(Collected material):
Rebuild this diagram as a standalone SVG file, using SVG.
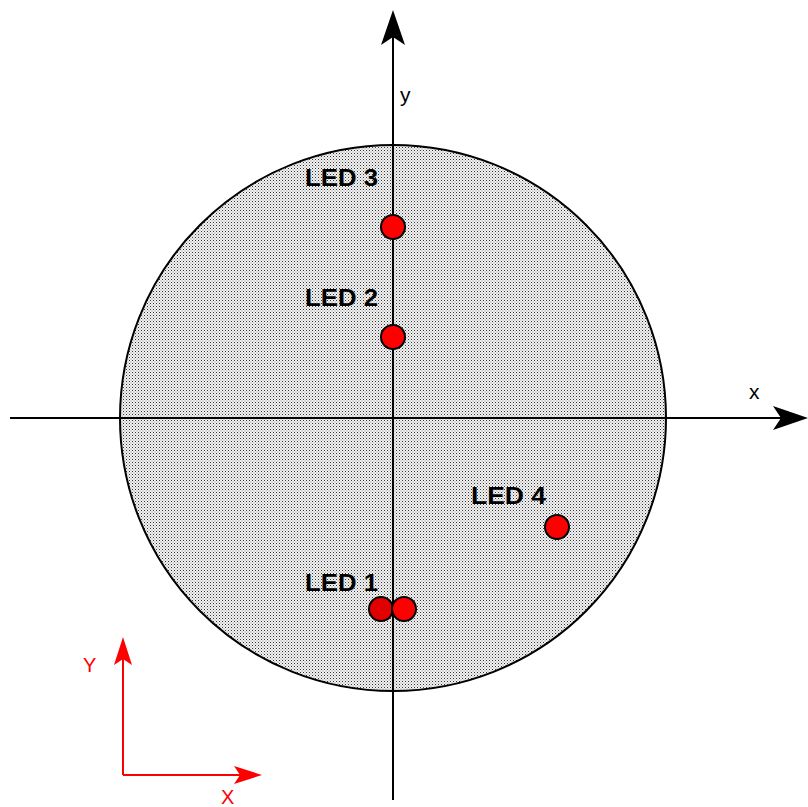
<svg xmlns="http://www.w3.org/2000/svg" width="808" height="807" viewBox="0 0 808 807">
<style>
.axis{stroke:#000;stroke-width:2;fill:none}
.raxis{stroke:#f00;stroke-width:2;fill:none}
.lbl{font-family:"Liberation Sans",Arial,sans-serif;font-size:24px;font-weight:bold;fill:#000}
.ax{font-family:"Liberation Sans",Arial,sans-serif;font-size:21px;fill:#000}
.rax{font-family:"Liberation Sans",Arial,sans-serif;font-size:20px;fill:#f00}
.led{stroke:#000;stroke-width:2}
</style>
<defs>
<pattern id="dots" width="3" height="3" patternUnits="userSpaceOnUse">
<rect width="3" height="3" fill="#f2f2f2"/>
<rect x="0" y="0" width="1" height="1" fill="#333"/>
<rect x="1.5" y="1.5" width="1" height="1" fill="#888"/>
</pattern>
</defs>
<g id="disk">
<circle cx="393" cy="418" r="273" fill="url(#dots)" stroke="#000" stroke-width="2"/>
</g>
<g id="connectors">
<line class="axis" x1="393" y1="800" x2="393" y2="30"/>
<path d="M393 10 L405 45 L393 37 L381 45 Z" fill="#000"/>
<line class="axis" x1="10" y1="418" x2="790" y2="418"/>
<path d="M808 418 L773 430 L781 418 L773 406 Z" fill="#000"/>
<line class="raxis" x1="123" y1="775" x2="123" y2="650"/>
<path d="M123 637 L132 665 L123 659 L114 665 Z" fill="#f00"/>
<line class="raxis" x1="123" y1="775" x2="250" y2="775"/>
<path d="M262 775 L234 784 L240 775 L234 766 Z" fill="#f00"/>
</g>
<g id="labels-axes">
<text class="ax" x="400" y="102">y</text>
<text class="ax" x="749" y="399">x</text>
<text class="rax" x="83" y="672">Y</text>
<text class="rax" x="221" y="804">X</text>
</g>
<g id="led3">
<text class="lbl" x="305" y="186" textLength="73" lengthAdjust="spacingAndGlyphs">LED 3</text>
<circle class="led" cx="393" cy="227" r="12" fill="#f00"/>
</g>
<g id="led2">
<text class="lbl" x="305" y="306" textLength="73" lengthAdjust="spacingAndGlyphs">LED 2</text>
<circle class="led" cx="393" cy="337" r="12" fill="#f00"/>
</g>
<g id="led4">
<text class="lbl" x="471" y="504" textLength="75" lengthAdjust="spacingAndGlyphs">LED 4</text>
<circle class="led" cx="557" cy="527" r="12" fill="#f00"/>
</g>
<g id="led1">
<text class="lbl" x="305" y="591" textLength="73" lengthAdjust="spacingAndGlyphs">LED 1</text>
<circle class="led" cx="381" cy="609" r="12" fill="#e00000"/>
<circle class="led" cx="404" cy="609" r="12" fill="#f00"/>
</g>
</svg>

(Requirements): Repeat verbatim all the material, but not the pictures.

(Response to the task):
Rebuild this diagram as a standalone SVG file, using SVG.
<svg xmlns="http://www.w3.org/2000/svg" width="808" height="807" viewBox="0 0 808 807">
<style>
.axis{stroke:#000;stroke-width:2;fill:none}
.raxis{stroke:#f00;stroke-width:2;fill:none}
.lbl{font-family:"Liberation Sans",Arial,sans-serif;font-size:24px;font-weight:bold;fill:#000}
.ax{font-family:"Liberation Sans",Arial,sans-serif;font-size:21px;fill:#000}
.rax{font-family:"Liberation Sans",Arial,sans-serif;font-size:20px;fill:#f00}
.led{stroke:#000;stroke-width:2}
</style>
<defs>
<pattern id="dots" width="3" height="3" patternUnits="userSpaceOnUse">
<rect width="3" height="3" fill="#f2f2f2"/>
<rect x="0" y="0" width="1" height="1" fill="#333"/>
<rect x="1.5" y="1.5" width="1" height="1" fill="#888"/>
</pattern>
</defs>
<g id="disk">
<circle cx="393" cy="418" r="273" fill="url(#dots)" stroke="#000" stroke-width="2"/>
</g>
<g id="connectors">
<line class="axis" x1="393" y1="800" x2="393" y2="30"/>
<path d="M393 10 L405 45 L393 37 L381 45 Z" fill="#000"/>
<line class="axis" x1="10" y1="418" x2="790" y2="418"/>
<path d="M808 418 L773 430 L781 418 L773 406 Z" fill="#000"/>
<line class="raxis" x1="123" y1="775" x2="123" y2="650"/>
<path d="M123 637 L132 665 L123 659 L114 665 Z" fill="#f00"/>
<line class="raxis" x1="123" y1="775" x2="250" y2="775"/>
<path d="M262 775 L234 784 L240 775 L234 766 Z" fill="#f00"/>
</g>
<g id="labels-axes">
<text class="ax" x="400" y="102">y</text>
<text class="ax" x="749" y="399">x</text>
<text class="rax" x="83" y="672">Y</text>
<text class="rax" x="221" y="804">X</text>
</g>
<g id="led3">
<text class="lbl" x="305" y="186" textLength="73" lengthAdjust="spacingAndGlyphs">LED 3</text>
<circle class="led" cx="393" cy="227" r="12" fill="#f00"/>
</g>
<g id="led2">
<text class="lbl" x="305" y="306" textLength="73" lengthAdjust="spacingAndGlyphs">LED 2</text>
<circle class="led" cx="393" cy="337" r="12" fill="#f00"/>
</g>
<g id="led4">
<text class="lbl" x="471" y="504" textLength="75" lengthAdjust="spacingAndGlyphs">LED 4</text>
<circle class="led" cx="557" cy="527" r="12" fill="#f00"/>
</g>
<g id="led1">
<text class="lbl" x="305" y="591" textLength="73" lengthAdjust="spacingAndGlyphs">LED 1</text>
<circle class="led" cx="381" cy="609" r="12" fill="#e00000"/>
<circle class="led" cx="404" cy="609" r="12" fill="#f00"/>
</g>
</svg>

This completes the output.